Concrètement, exactement, que veut dire « laisser pourrir la crise » dans ce contexte? Refuser d’abdiquer totalement? Maintenir une politique à laquelle on croit et qui reçoit l’appui d’une majorité de la population?

Évidemment, le gouvernement n’a pas été parfait. J’en ai parlé ailleurs, comme beaucoup d’autres. À mon sens, rien n’aura été plus grave que son incapacité pathétique à expliquer son programme autrement qu’en termes comptables, et à justifier la hausse des droits de scolarité en réduisant le débat sous-jacent à la « juste part » — deux mots auxquels on peut faire dire n’importe quoi et qui n’expliquent aucunement en quoi le changement proposé est nécessaire, ou comment il s’inscrit dans un projet de société qui vise le « bien commun » dont les carrés rouges, malgré ce qu’ils croient, sont loin d’avoir le monopole.

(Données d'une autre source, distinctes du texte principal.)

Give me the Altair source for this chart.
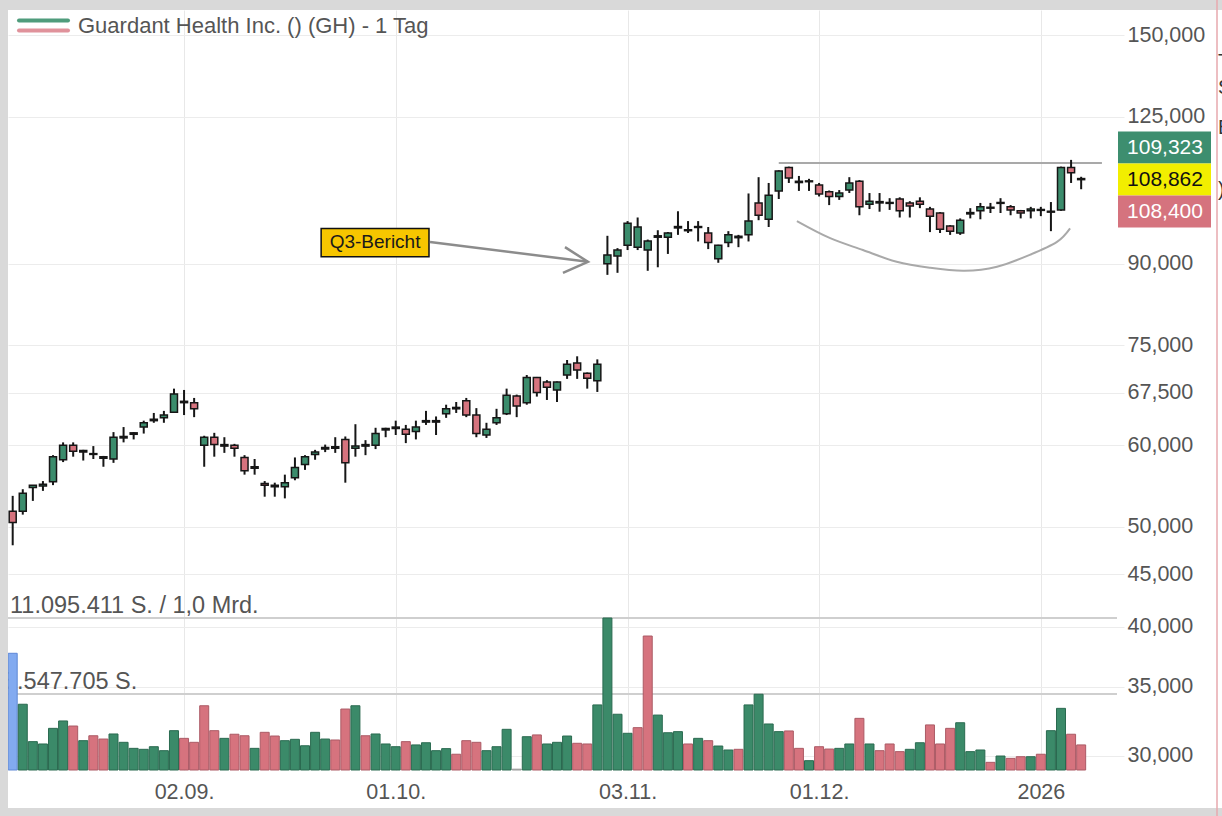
import altair as alt
import pandas as pd

# ---------------- data ----------------
opens = [51.8, 51.8, 54.6, 54.8, 55.3, 58.1, 60.0, 59.3, 58.8, 58.5,
         58.2, 61.0, 61.7, 62.5, 63.4, 63.8, 64.6, 66.0, 66.0, 60.0,
         61.1, 60.1, 60.0, 58.4, 57.0, 55.1, 54.7, 54.7, 55.8, 57.5,
         58.8, 59.5, 59.6, 60.8, 59.6, 59.9, 60.0, 62.3, 62.3, 62.2,
         61.9, 63.2, 63.4, 64.4, 65.1, 66.3, 64.2, 61.4, 63.1, 64.4,
         67.0, 66.0, 69.8, 69.1, 67.9, 70.2, 72.1, 70.5, 69.3, 90.0,
         91.6, 93.8, 93.4, 92.8, 95.5, 95.5, 97.5, 97.1, 97.6, 96.4,
         91.0, 94.4, 95.4, 96.0, 103.1, 99.4, 105.9, 111.6, 108.2, 108.1,
         107.3, 105.7, 104.6, 106.1, 108.2, 102.8, 103.1, 103.2, 104.0, 103.1,
         103.5, 101.7, 100.8, 97.9, 96.4, 100.6, 101.3, 101.9, 103.0, 102.2,
         101.3, 101.3, 101.4, 101.2, 101.5, 111.6, 108.6]
highs = [53.6, 54.4, 54.9, 55.4, 58.7, 60.4, 60.4, 59.4, 59.9, 58.6,
         61.8, 62.5, 61.8, 63.4, 64.5, 64.8, 68.1, 67.9, 66.7, 61.3,
         61.7, 61.1, 60.2, 58.7, 58.2, 55.4, 55.2, 56.2, 58.4, 58.7,
         59.4, 60.1, 61.1, 61.2, 62.9, 60.7, 62.4, 62.4, 63.4, 62.8,
         63.4, 64.8, 64.0, 65.7, 66.1, 66.7, 65.2, 63.1, 65.1, 68.1,
         67.2, 70.2, 69.9, 69.4, 69.2, 72.6, 73.2, 70.6, 72.7, 95.8,
         93.2, 99.0, 99.8, 95.0, 97.0, 96.6, 101.2, 99.0, 99.0, 97.7,
         93.9, 96.8, 96.0, 105.3, 109.2, 107.8, 110.9, 111.8, 109.5, 108.8,
         107.8, 106.0, 106.1, 109.2, 108.5, 105.4, 105.4, 104.2, 104.4, 103.5,
         104.4, 102.2, 101.0, 98.1, 99.6, 101.9, 103.1, 103.1, 104.2, 102.6,
         101.5, 102.2, 102.2, 103.3, 111.8, 113.5, 109.3]
lows = [48.0, 51.4, 53.0, 54.2, 54.9, 57.8, 58.5, 58.0, 58.2, 57.2,
        57.7, 60.4, 60.8, 61.6, 63.1, 63.1, 64.5, 64.2, 63.9, 57.2,
        58.5, 59.0, 58.5, 56.2, 56.2, 53.5, 53.5, 53.3, 55.5, 56.8,
        58.1, 59.1, 59.0, 55.2, 58.5, 58.7, 59.5, 61.1, 61.4, 60.3,
        60.8, 62.8, 61.4, 63.8, 64.5, 63.9, 61.1, 61.0, 62.8, 64.2,
        63.9, 65.7, 66.9, 66.4, 66.1, 69.6, 69.6, 68.1, 67.6, 87.8,
        88.2, 92.8, 92.8, 88.6, 89.3, 92.0, 96.0, 96.4, 94.6, 93.0,
        90.2, 93.4, 93.4, 94.6, 99.2, 97.7, 104.0, 107.8, 105.9, 105.9,
        104.6, 102.6, 103.8, 105.4, 100.3, 101.7, 101.1, 101.5, 99.8, 99.8,
        101.9, 96.6, 96.4, 96.0, 96.0, 99.6, 99.4, 100.8, 100.8, 100.3,
        99.6, 99.6, 100.1, 96.8, 101.3, 107.8, 106.3]
closes = [50.5, 53.9, 54.9, 55.0, 58.5, 60.0, 59.2, 59.1, 58.9, 58.3,
          61.1, 61.2, 61.5, 63.1, 63.6, 64.2, 67.3, 66.2, 65.1, 61.1,
          60.1, 59.9, 59.6, 56.7, 57.2, 54.9, 54.9, 55.2, 57.1, 58.5,
          59.1, 59.7, 59.8, 57.7, 59.9, 60.1, 61.6, 62.1, 62.5, 61.5,
          62.5, 63.4, 63.2, 65.1, 65.3, 64.2, 61.6, 62.2, 63.8, 67.1,
          65.5, 69.8, 67.5, 68.3, 69.1, 71.9, 71.0, 69.7, 71.9, 91.8,
          92.8, 98.5, 97.7, 94.7, 95.8, 96.4, 97.8, 96.9, 97.8, 94.4,
          93.8, 96.0, 95.7, 99.0, 100.3, 104.9, 110.7, 109.0, 107.9, 108.3,
          105.2, 104.6, 105.4, 107.8, 102.2, 103.5, 103.4, 103.0, 101.3, 102.4,
          102.8, 100.1, 97.2, 96.8, 99.2, 100.9, 102.2, 102.1, 103.2, 101.5,
          100.8, 101.7, 101.6, 101.0, 111.6, 110.3, 108.862]
# volume, millions of shares
volumes = [8.52, 4.80, 2.07, 1.90, 3.04, 3.58, 3.21, 2.14, 2.50, 2.26,
           2.63, 2.02, 1.58, 1.51, 1.70, 1.41, 2.87, 2.31, 2.02, 4.69,
           2.87, 2.31, 2.61, 2.50, 1.58, 2.75, 2.48, 2.14, 2.24, 1.77,
           2.75, 2.26, 2.19, 4.45, 4.69, 2.50, 2.63, 1.90, 1.70, 2.07,
           1.83, 1.99, 1.41, 1.56, 1.15, 2.14, 2.02, 1.41, 1.70, 2.97,
           0.06, 2.43, 2.56, 1.90, 2.02, 2.48, 1.95, 1.90, 4.75, 11.095411,
           4.07, 2.68, 3.09, 9.78, 4.01, 2.72, 2.80, 1.90, 2.31, 2.14,
           1.75, 1.46, 1.51, 4.75, 5.53, 3.36, 2.80, 2.85, 1.58, 0.68,
           1.70, 1.53, 1.58, 1.90, 3.77, 1.90, 1.41, 1.90, 1.34, 1.51,
           1.99, 3.29, 1.90, 3.04, 3.45, 1.34, 1.46, 0.56, 1.02, 0.85,
           0.97, 0.97, 1.15, 2.87, 4.50, 2.61, 1.83]
# volume bar colour: B = highlighted, G = up, P = down, N = no data
vol_dir = list("BGGGGGPGPPGGGGGGGPPPPGPPGPPGGGGGPPGPGGGPGGGGPPPGGGNGPGGGPPGGGGPPGGGPGPGGPGGGGPPGPPGGPGPPPGGPPPGGGPGPPGPGGPP")
tick_idx = [17, 38, 61, 80, 102]
tick_lab = ["02.09.", "01.10.", "03.11.", "01.12.", "2026"]
price_ticks = [30, 35, 40, 45, 50, 60, 67.5, 75, 90, 125, 150]
quote_vals = [109.323, 108.862, 108.400]
vol_max = 11.095411
vol_half = 5.547705
vol_texts = ["11.095.411 S. / 1,0 Mrd.", "5.547.705 S."]
resist = {"i0": 76.0, "i1": 108.06, "p": 112.7}
arc_idx = [77.8, 81.1, 84.35, 87.7, 91.0, 94.28, 97.65, 100.9, 103.6, 104.9]
arc_price = [99.0, 95.3, 92.8, 90.4, 89.2, 88.6, 89.4, 91.8, 94.5, 97.4]
note = {"x0": 30.6, "x1": 41.3, "p0": 91.4, "p1": 97.4, "xc": 35.95, "pc": 94.4, "t": "Q3-Bericht"}
arrow_seg = ["shaft", "shaft", "head", "head", "head"]
arrow_idx = [41.4, 57.07, 54.79, 57.07, 54.59]
arrow_price = [94.5, 90.4, 93.4, 90.4, 88.2]
title_text = "Guardant Health Inc. () (GH) - 1 Tag"

# ---------------- styling ----------------
FONT = "Liberation Sans"
GREEN = "#3b8c6c"
PINK = "#d6737e"
INK = "#161616"
LABEL = "#555555"
W, H = 1116, 760

n = len(closes)
candles = pd.DataFrame({
    "idx": list(range(n)), "open": opens, "high": highs, "low": lows, "close": closes,
})
candles["fillc"] = [GREEN if c >= o else PINK for o, c in zip(opens, closes)]
fill_map = {"B": "#82aaf0", "G": "#3b8a69", "P": "#d6737e", "N": "#bdbdbd"}
stroke_map = {"B": "#5f88d6", "G": "#2a6a50", "P": "#ab5a65", "N": "#9a9a9a"}
vols = pd.DataFrame({"idx": list(range(n)), "vol": volumes,
                     "vf": [fill_map[d] for d in vol_dir],
                     "vs": [stroke_map[d] for d in vol_dir]})

xlab_expr = " : ".join(f"datum.value == {i} ? '{l}'" for i, l in zip(tick_idx, tick_lab)) + " : ''"
X_SCALE = alt.Scale(domain=[-0.466, 110.25], nice=False, zero=False, padding=0)
X_AXIS = alt.Axis(values=tick_idx, labelExpr=xlab_expr, grid=True, gridColor="#e8e8e8",
                  ticks=False, domain=False, labelFontSize=21.5, labelColor=LABEL,
                  labelFont=FONT, labelPadding=11, title=None, labelOverlap=False,
                  labelFlush=False)
P_SCALE = alt.Scale(type="log", domain=[29.06, 158.62], nice=False, zero=False, padding=0)
P_AXIS = alt.Axis(orient="right", values=price_ticks,
                  labelExpr="replace(format(datum.value, '.3f'), '.', ',')",
                  grid=True, gridColor="#ececec", ticks=False, domain=False,
                  labelFontSize=21.5, labelColor=LABEL, labelFont=FONT, labelPadding=3,
                  title=None, labelOverlap=False, labelFlush=False)
V_SCALE = alt.Scale(domain=[0, vol_max / 0.2], nice=False, zero=True, padding=0)


def X(f):
    return alt.X(f, type="quantitative", scale=X_SCALE, axis=X_AXIS)


def P(f):
    return alt.Y(f, type="quantitative", scale=P_SCALE, axis=P_AXIS)


def V(f):
    return alt.Y(f, type="quantitative", scale=V_SCALE, axis=None)


one = pd.DataFrame({"a": [0]})

# ---------------- volume pane ----------------
vline_df = pd.DataFrame({"v": [vol_max, vol_half], "t": vol_texts})
vol_lines = alt.Chart(vline_df).mark_rule(color="#cfcfcf", strokeWidth=2).encode(
    x=alt.value(0), x2=alt.value(1109), y=V("v"))
vol_t1 = alt.Chart(vline_df.iloc[[0]]).mark_text(
    align="left", baseline="alphabetic", dy=-5, fontSize=23.5, font=FONT, color=LABEL
).encode(x=alt.value(2), y=V("v"), text="t:N")
vol_t2 = alt.Chart(vline_df.iloc[[1]]).mark_text(
    align="left", baseline="alphabetic", dy=-5, fontSize=23.5, font=FONT, color=LABEL
).encode(x=alt.value(-4), y=V("v"), text="t:N")
vol_bars = alt.Chart(vols).mark_bar(width=9, strokeWidth=1).encode(
    x=X("idx"), y=V("vol"),
    fill=alt.Fill("vf:N", scale=None), stroke=alt.Stroke("vs:N", scale=None))
vol_group = alt.layer(vol_lines, vol_t1, vol_t2, vol_bars)

# ---------------- price pane ----------------
res_line = alt.Chart(pd.DataFrame([resist])).mark_rule(color="#a9a9a9", strokeWidth=2).encode(
    x=X("i0"), x2="i1", y=P("p"))
arc = alt.Chart(pd.DataFrame({"i": arc_idx, "p": arc_price})).mark_line(
    interpolate="natural", color="#a9a9a9", strokeWidth=2).encode(x=X("i"), y=P("p"))
wicks = alt.Chart(candles).mark_rule(color=INK, strokeWidth=2).encode(
    x=X("idx"), y=P("low"), y2="high")
bodies = alt.Chart(candles).mark_bar(width=7, stroke=INK, strokeWidth=1.5).encode(
    x=X("idx"), y=P("open"), y2="close", fill=alt.Fill("fillc:N", scale=None))
note_df = pd.DataFrame([note])
note_box = alt.Chart(note_df).mark_rect(fill="#f7c600", stroke="#111111", strokeWidth=1.5).encode(
    x=X("x0"), x2="x1", y=P("p0"), y2="p1")
note_txt = alt.Chart(note_df).mark_text(fontSize=19, font=FONT, color="#1a1a1a").encode(
    x=X("xc"), y=P("pc"), text="t:N")
arrow_df = pd.DataFrame({"seg": arrow_seg, "i": arrow_idx, "p": arrow_price,
                         "k": list(range(len(arrow_idx)))})
arrow = alt.Chart(arrow_df).mark_line(color="#8c8c8c", strokeWidth=2.5).encode(
    x=X("i"), y=P("p"), detail="seg:N", order="k:Q")

last_df = pd.DataFrame({"last": [closes[-1]]})
quote_layers = []
q_fill = ["#3d8e6f", "#f2ee00", "#d5737e"]
q_text = ["white", "#111111", "white"]
q_off = [(-47, -15), (-15, 17), (17, 49)]
for v, fc, tc, (o1, o2) in zip(quote_vals, q_fill, q_text, q_off):
    lab = f"{v:.3f}".replace(".", ",")
    quote_layers.append(
        alt.Chart(last_df).mark_rect(fill=fc, yOffset=o1, y2Offset=o2).encode(
            x=alt.value(1110), x2=alt.value(1203), y=P("last"), y2="last"))
    quote_layers.append(
        alt.Chart(last_df).mark_text(text=lab, color=tc, fontSize=21, font=FONT,
                                     dy=(o1 + o2) / 2).encode(
            x=alt.value(1157), y=P("last")))

price_group = alt.layer(res_line, arc, wicks, bodies, note_box, note_txt, arrow, *quote_layers)

# ---------------- frame decorations ----------------
GRAY = "#d9d9d9"


def band(x1, x2, y1, y2, color):
    return alt.Chart(one).mark_rect(color=color).encode(
        x=alt.value(x1), x2=alt.value(x2), y=alt.value(y1), y2=alt.value(y2))


deco = [
    band(-8, 1214, -10, 0, GRAY),
    band(-8, 0, -10, 806, GRAY),
    band(-8, 1214, 798, 806, GRAY),
    alt.Chart(one).mark_rule(color="#e7a9ae", strokeWidth=1.5).encode(
        x=alt.value(1209), y=alt.value(-10), y2=alt.value(806)),
    alt.Chart(one).mark_rule(color="#4f9c7c", strokeWidth=4, strokeCap="round").encode(
        x=alt.value(11), x2=alt.value(60), y=alt.value(10.5)),
    alt.Chart(one).mark_rule(color="#e0929b", strokeWidth=4, strokeCap="round").encode(
        x=alt.value(11), x2=alt.value(60), y=alt.value(20.5)),
    alt.Chart(one).mark_text(text=title_text, align="left", baseline="alphabetic",
                             fontSize=22, font=FONT, color=LABEL).encode(
        x=alt.value(70), y=alt.value(23)),
]
for ch, yy in zip(["T", "S", "B", ")"], [52, 78, 118, 180]):
    deco.append(alt.Chart(one).mark_text(text=ch, align="left", baseline="middle",
                                         fontSize=20, font=FONT, color="#333333").encode(
        x=alt.value(1210), y=alt.value(yy)))

chart = alt.layer(vol_group, price_group, *deco).resolve_scale(y="independent").properties(
    width=W, height=H, background="white",
    autosize=alt.AutoSizeParams(type="none"),
    padding={"left": 8, "top": 10, "right": 98, "bottom": 46},
).configure_view(stroke=None)

chart.save("out.html", embed_options={"renderer": "svg", "actions": False})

Cela dit, à moins d’avoir abdiqué tout sens critique, on ne peut faire porter au gouvernement la responsabilité exclusive du « pourrissement » du conflit actuel — sauf si, évidemment, l’expression « laisser pourrir » n’est qu’une manière de dire que le gouvernement n’a pas entièrement capitulé devant le mouvement étudiant et ses alliés.

2) Un mot sur le « profilage politique » au Grand Prix. D’abord un principe que j’accepte et que je défends vigoureusement: l’interdiction pour l’État de discriminer ou de cibler des individus sur la base de leur apparence. On parle le plus souvent de profilage racial: un problème grave, écoeurant, répandu et abjectement toléré.

Le profilage « politique » dont il est question aujourd’hui est toutefois de nature différente: la police a ciblé les gens arborant le carré rouge — une décision personnelle de leur part — et non des gens d’une certaine couleur, sur laquelle ils n’ont aucun contrôle.

Par ailleurs, choisir de porter le carré rouge au Grand Prix n’était pas que l’expression d’un message politique neutre: dans le contexte actuel, le geste était aussi une certaine provocation. Des groupes associés aux carrés rouges avaient clairement annoncé leur intention de perturber le Grand Prix. Les incidents des dernières semaines — dans le métro, sur les ponts, à Victoriaville, au Palais des congrès, etc. — ont démontré que ces menaces devaient être prises au sérieux. Les carrés rouges « perturbateurs » étaient certainement la minorité. On peut même croire que les vrais fauteurs de troubles auraient évité d’attirer l’attention de la police avec un bout de tissu.

Mais la police avait la responsabilité d’assurer la sécurité et de prévenir les perturbations sur l’Île Sainte-Hélène. Que devait-elle faire dans ce contexte? Comment distinguer les carrés rouges pacifiques de ceux aux intentions nocives, ou encore des vandales sans carré rouge? Il est impossible de fouiller 300 000 personnes. Il faut cibler les contrôles. En l’occurrence, viser les carrés rouges (et toute personne superficiellement suspecte) ne semblait pas complètement irrationnel.

Le profilage « politique » n’était pas nécessairement justifié ou la meilleure solution. Visiblement, l’opération a eu comme effet d’exclure du Grand Prix des gens innocents. Mais quand vous avez la responsabilité de maintenir l’ordre et d’assurer la sécurité de centaines de milliers de gens contre une menace relativement identifiée, il faut bien commencer quelque part.